The globalization of real estate upends some of our basic assumptions about housing prices. We expect them to reflect local fundamentals––above all, how much people earn. In a truly global market, that may not be the case. If there are enough rich people in China who want property in Vancouver, prices can float out of reach for the people who actually live and work there. So just because prices look out of whack doesn't necessarily mean there's a bubble. Instead, wealthy foreigners are rationally overpaying.

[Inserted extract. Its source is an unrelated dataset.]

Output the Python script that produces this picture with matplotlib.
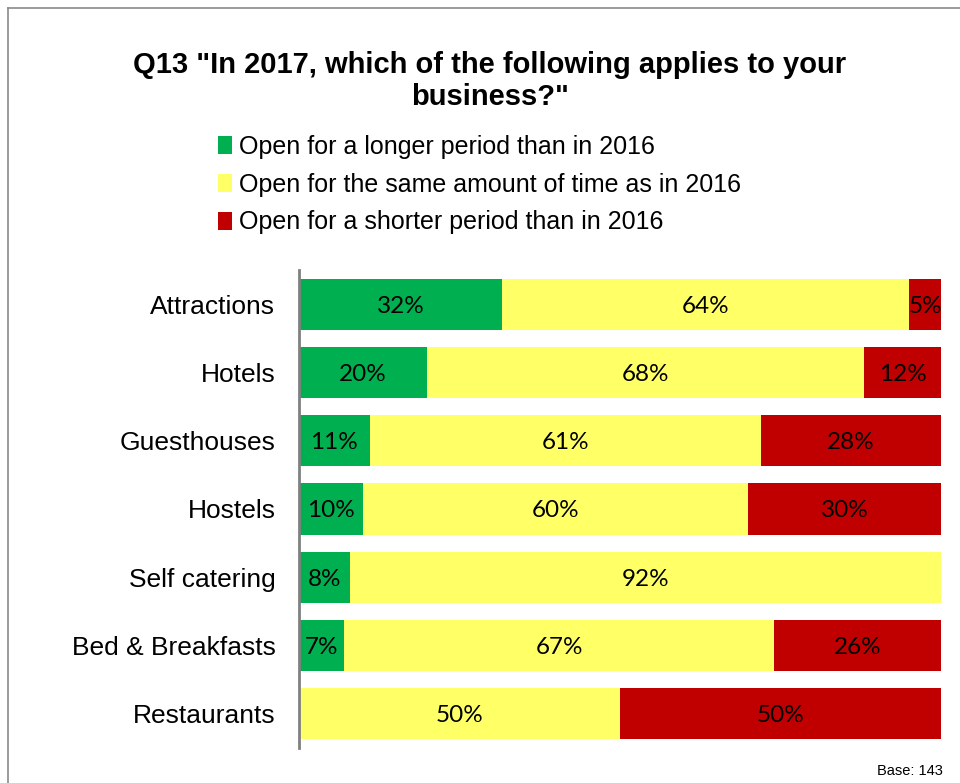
import matplotlib
matplotlib.use("Agg")
import matplotlib.pyplot as plt
import numpy as np
from matplotlib.patches import Patch
from matplotlib.lines import Line2D

plt.rcParams['font.family'] = ['Liberation Sans', 'DejaVu Sans']

categories = ['Attractions', 'Hotels', 'Guesthouses', 'Hostels',
              'Self catering', 'Bed & Breakfasts', 'Restaurants']
longer = [32, 20, 11, 10, 8, 7, 0]
same = [64, 68, 61, 60, 92, 67, 50]
shorter = [5, 12, 28, 30, 0, 26, 50]

series_names = ['Open for a longer period than in 2016',
                'Open for the same amount of time as in 2016',
                'Open for a shorter period than in 2016']
colors = ['#00B050', '#FFFF66', '#C00000']

fig = plt.figure(figsize=(9.6, 7.83), dpi=100)
ax = fig.add_axes([0.3115, 0.0447, 0.66875, 0.6105])

vals = np.array([longer, same, shorter], dtype=float)
totals = vals.sum(axis=0)
shares = vals / totals * 100  # 100% stacked

y = np.arange(len(categories))
left = np.zeros(len(categories))
for i in range(3):
    bars = ax.barh(y, shares[i], left=left, height=0.75, color=colors[i],
                   edgecolor='none')
    labels = ['%d%%' % v if v > 0 else '' for v in vals[i]]
    txts = ax.bar_label(bars, labels=labels, label_type='center', fontsize=17.5,
                        family='Lato', color='black')
    for t in txts:
        t.set_va('center_baseline')
    left += shares[i]

ax.set_xlim(0, 100)
ax.set_ylim(6.5, -0.5)
ax.set_yticks(y)
ax.set_yticklabels(categories, fontsize=19)
ax.tick_params(axis='y', length=0, pad=17)
ax.xaxis.set_visible(False)
for s in ['top', 'right', 'bottom']:
    ax.spines[s].set_visible(False)
ax.spines['left'].set_color('#808080')
ax.spines['left'].set_linewidth(2)

# title
fig.text(490 / 960, 1 - 73 / 783, 'Q13 "In 2017, which of the following applies to your',
         ha='center', va='baseline', fontsize=21, weight='bold')
fig.text(490 / 960, 1 - 105 / 783, 'business?"',
         ha='center', va='baseline', fontsize=21, weight='bold')

handles = [Patch(facecolor=c, edgecolor='none') for c in colors]
fig.legend(handles, series_names, loc='upper left',
           bbox_to_anchor=(218 / 960, 1 - 135 / 783), frameon=False,
           fontsize=18, handlelength=0.55, handleheight=0.75,
           handletextpad=0.3, labelspacing=0.55, borderpad=0, borderaxespad=0)

fig.text(943 / 960, 1 - 775 / 783, 'Base: 143', ha='right', va='baseline',
         fontsize=10.5)

# outer frame
x0 = 8 / 960
top = 1 - 8 / 783
fig.add_artist(Line2D([x0, x0], [0, top], color='#8a8a8a', lw=1.2))
fig.add_artist(Line2D([x0, 1], [top, top], color='#8a8a8a', lw=1.2))

fig.savefig('out.png', dpi=100)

When the price of Macallan 25 went from $250 to $800, I thought we'd never sell a bottle again. Of course, that mindset reflected what I knew about the global market at that time. When I finally got the opportunity to buy Mac 25 again, after a multi-month shortage, it didn't take more than a day to sell every bit of it. A gentleman from Hong Kong called me immediately, said he'd take all sixty bottles ($50K worth of single malt), presented me with a bill of lading as not to pay local sales tax (showing his intention to ship the whisky back to China), and sent a driver to pick up the goods. I quickly learned there were K&L customers out there I never knew existed.

So when you see these ultra high-end bottles evaporating like the morning dew off of your front porch, yet you can't imagine anyone you know purchasing them, remember that it may not be someone from your neck of the woods; it may be someone from a land far away, with deep pockets full of a currency that stands strongly against our weak dollar.

The boutique liquor industry has quickly become a global economy. When supplies are limited, savvy consumers will look elsewhere for their desired share. That place might be your local liquor store, or it may be K&L.